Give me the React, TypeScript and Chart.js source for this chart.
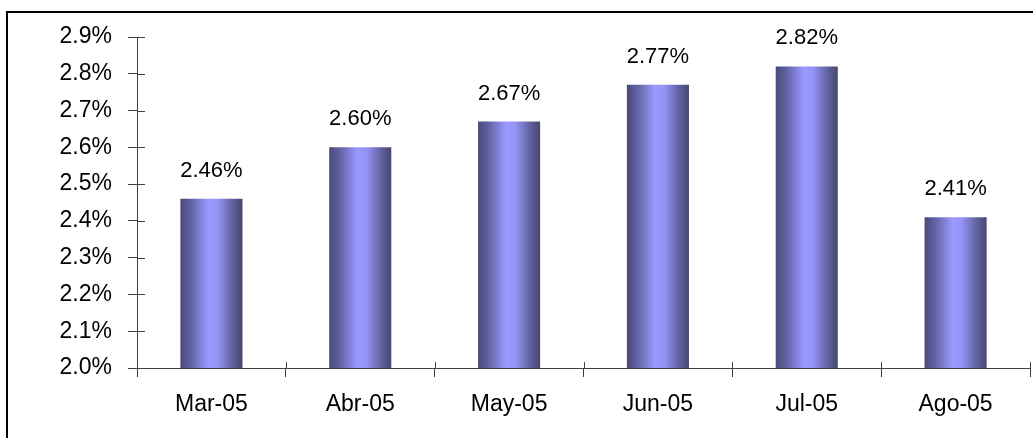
import React, { useEffect, useRef } from "react";
import { Chart, registerables } from "chart.js";

Chart.register(...registerables);

const categories = ["Mar-05", "Abr-05", "May-05", "Jun-05", "Jul-05", "Ago-05"];
const values = [2.46, 2.6, 2.67, 2.77, 2.82, 2.41];
const yMin = 2.0;
const yMax = 2.9;
const yStep = 0.1;

const BAR_PCT = 0.417;
const FONT = "'Liberation Sans', Arial, sans-serif";

const innerTicks = {
  id: "innerTicks",
  afterDraw(chart: any) {
    const { ctx, chartArea } = chart;
    const ys = chart.scales.y;
    const xs = chart.scales.x;
    ctx.save();
    ctx.strokeStyle = "#404040";
    ctx.lineWidth = 1;
    ctx.beginPath();
    ys.ticks.forEach((_t: any, i: number) => {
      const y = Math.round(ys.getPixelForTick(i)) + 0.5;
      ctx.moveTo(chartArea.left, y);
      ctx.lineTo(chartArea.left + 8, y);
    });
    const n = categories.length;
    for (let i = 0; i <= n; i++) {
      const x = Math.round(xs.left + (i * xs.width) / n) + 0.5;
      ctx.moveTo(x, chartArea.bottom);
      ctx.lineTo(x, chartArea.bottom - 6);
    }
    ctx.stroke();
    ctx.restore();
  },
};

const valueLabels = {
  id: "valueLabels",
  afterDatasetsDraw(chart: any) {
    const { ctx } = chart;
    const meta = chart.getDatasetMeta(0);
    ctx.save();
    ctx.fillStyle = "#000";
    ctx.font = `22px ${FONT}`;
    ctx.textAlign = "center";
    ctx.textBaseline = "alphabetic";
    meta.data.forEach((el: any, i: number) => {
      ctx.fillText(values[i].toFixed(2) + "%", el.x, el.y - 22);
    });
    ctx.restore();
  },
};

export default function App() {
  const ref = useRef<HTMLCanvasElement | null>(null);
  useEffect(() => {
    if (!ref.current) return;
    const chart = new Chart(ref.current, {
      type: "bar",
      data: {
        labels: categories,
        datasets: [
          {
            data: values,
            categoryPercentage: 1,
            barPercentage: BAR_PCT,
            borderWidth: 0,
            backgroundColor: (c: any) => {
              const ch = c.chart;
              const xs = ch.scales?.x;
              if (!ch.chartArea || !xs || c.dataIndex === undefined) return "#9999ff";
              const cx = xs.getPixelForValue(c.dataIndex);
              const w = (xs.width / categories.length) * BAR_PCT;
              const g = ch.ctx.createLinearGradient(cx - w / 2, 0, cx + w / 2, 0);
              g.addColorStop(0, "#4a4a7c");
              g.addColorStop(0.15, "#5e5e9e");
              g.addColorStop(0.45, "#9999ff");
              g.addColorStop(0.6, "#9494f6");
              g.addColorStop(0.85, "#5f5f9c");
              g.addColorStop(1, "#47476f");
              return g;
            },
          },
        ],
      },
      options: {
        animation: false,
        responsive: true,
        maintainAspectRatio: false,
        layout: { padding: { left: 0, top: 37, right: 3, bottom: 0 } },
        plugins: { legend: { display: false }, tooltip: { enabled: false } },
        scales: {
          x: {
            grid: {
              offset: true,
              drawOnChartArea: false,
              drawTicks: true,
              tickLength: 9,
              color: "#404040",
            },
            border: { display: true, color: "#404040", width: 1 },
            ticks: { color: "#000", font: { family: FONT, size: 23 }, padding: 14 },
            afterFit: (s: any) => {
              s.height = 70;
            },
          },
          y: {
            min: yMin,
            max: yMax,
            grid: {
              drawOnChartArea: false,
              drawTicks: true,
              tickLength: 9,
              color: "#404040",
            },
            border: { display: true, color: "#404040", width: 1 },
            ticks: {
              stepSize: yStep,
              color: "#000",
              font: { family: FONT, size: 23 },
              padding: 16,
              callback: (v: any) => Number(v).toFixed(1) + "%",
            },
            afterFit: (s: any) => {
              s.width = 137;
            },
          },
        },
      },
      plugins: [innerTicks, valueLabels],
    });
    return () => chart.destroy();
  }, []);

  return (
    <div
      style={{
        position: "absolute",
        left: 0,
        top: 0,
        width: 1033,
        height: 438,
        overflow: "hidden",
        background: "#fff",
      }}
    >
      <div
        style={{
          position: "absolute",
          left: 6,
          top: 11,
          width: 1100,
          height: 500,
          borderTop: "2px solid #000",
          borderLeft: "2px solid #000",
        }}
      />
      <canvas ref={ref} style={{ position: "absolute", left: 0, top: 0, width: 1033, height: 438 }} />
    </div>
  );
}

- **Instructions to follow**: Repeat the data exactly, excluding the pictures.

- **The answer**:
Give me the React, TypeScript and Chart.js source for this chart.
import React, { useEffect, useRef } from "react";
import { Chart, registerables } from "chart.js";

Chart.register(...registerables);

const categories = ["Mar-05", "Abr-05", "May-05", "Jun-05", "Jul-05", "Ago-05"];
const values = [2.46, 2.6, 2.67, 2.77, 2.82, 2.41];
const yMin = 2.0;
const yMax = 2.9;
const yStep = 0.1;

const BAR_PCT = 0.417;
const FONT = "'Liberation Sans', Arial, sans-serif";

const innerTicks = {
  id: "innerTicks",
  afterDraw(chart: any) {
    const { ctx, chartArea } = chart;
    const ys = chart.scales.y;
    const xs = chart.scales.x;
    ctx.save();
    ctx.strokeStyle = "#404040";
    ctx.lineWidth = 1;
    ctx.beginPath();
    ys.ticks.forEach((_t: any, i: number) => {
      const y = Math.round(ys.getPixelForTick(i)) + 0.5;
      ctx.moveTo(chartArea.left, y);
      ctx.lineTo(chartArea.left + 8, y);
    });
    const n = categories.length;
    for (let i = 0; i <= n; i++) {
      const x = Math.round(xs.left + (i * xs.width) / n) + 0.5;
      ctx.moveTo(x, chartArea.bottom);
      ctx.lineTo(x, chartArea.bottom - 6);
    }
    ctx.stroke();
    ctx.restore();
  },
};

const valueLabels = {
  id: "valueLabels",
  afterDatasetsDraw(chart: any) {
    const { ctx } = chart;
    const meta = chart.getDatasetMeta(0);
    ctx.save();
    ctx.fillStyle = "#000";
    ctx.font = `22px ${FONT}`;
    ctx.textAlign = "center";
    ctx.textBaseline = "alphabetic";
    meta.data.forEach((el: any, i: number) => {
      ctx.fillText(values[i].toFixed(2) + "%", el.x, el.y - 22);
    });
    ctx.restore();
  },
};

export default function App() {
  const ref = useRef<HTMLCanvasElement | null>(null);
  useEffect(() => {
    if (!ref.current) return;
    const chart = new Chart(ref.current, {
      type: "bar",
      data: {
        labels: categories,
        datasets: [
          {
            data: values,
            categoryPercentage: 1,
            barPercentage: BAR_PCT,
            borderWidth: 0,
            backgroundColor: (c: any) => {
              const ch = c.chart;
              const xs = ch.scales?.x;
              if (!ch.chartArea || !xs || c.dataIndex === undefined) return "#9999ff";
              const cx = xs.getPixelForValue(c.dataIndex);
              const w = (xs.width / categories.length) * BAR_PCT;
              const g = ch.ctx.createLinearGradient(cx - w / 2, 0, cx + w / 2, 0);
              g.addColorStop(0, "#4a4a7c");
              g.addColorStop(0.15, "#5e5e9e");
              g.addColorStop(0.45, "#9999ff");
              g.addColorStop(0.6, "#9494f6");
              g.addColorStop(0.85, "#5f5f9c");
              g.addColorStop(1, "#47476f");
              return g;
            },
          },
        ],
      },
      options: {
        animation: false,
        responsive: true,
        maintainAspectRatio: false,
        layout: { padding: { left: 0, top: 37, right: 3, bottom: 0 } },
        plugins: { legend: { display: false }, tooltip: { enabled: false } },
        scales: {
          x: {
            grid: {
              offset: true,
              drawOnChartArea: false,
              drawTicks: true,
              tickLength: 9,
              color: "#404040",
            },
            border: { display: true, color: "#404040", width: 1 },
            ticks: { color: "#000", font: { family: FONT, size: 23 }, padding: 14 },
            afterFit: (s: any) => {
              s.height = 70;
            },
          },
          y: {
            min: yMin,
            max: yMax,
            grid: {
              drawOnChartArea: false,
              drawTicks: true,
              tickLength: 9,
              color: "#404040",
            },
            border: { display: true, color: "#404040", width: 1 },
            ticks: {
              stepSize: yStep,
              color: "#000",
              font: { family: FONT, size: 23 },
              padding: 16,
              callback: (v: any) => Number(v).toFixed(1) + "%",
            },
            afterFit: (s: any) => {
              s.width = 137;
            },
          },
        },
      },
      plugins: [innerTicks, valueLabels],
    });
    return () => chart.destroy();
  }, []);

  return (
    <div
      style={{
        position: "absolute",
        left: 0,
        top: 0,
        width: 1033,
        height: 438,
        overflow: "hidden",
        background: "#fff",
      }}
    >
      <div
        style={{
          position: "absolute",
          left: 6,
          top: 11,
          width: 1100,
          height: 500,
          borderTop: "2px solid #000",
          borderLeft: "2px solid #000",
        }}
      />
      <canvas ref={ref} style={{ position: "absolute", left: 0, top: 0, width: 1033, height: 438 }} />
    </div>
  );
}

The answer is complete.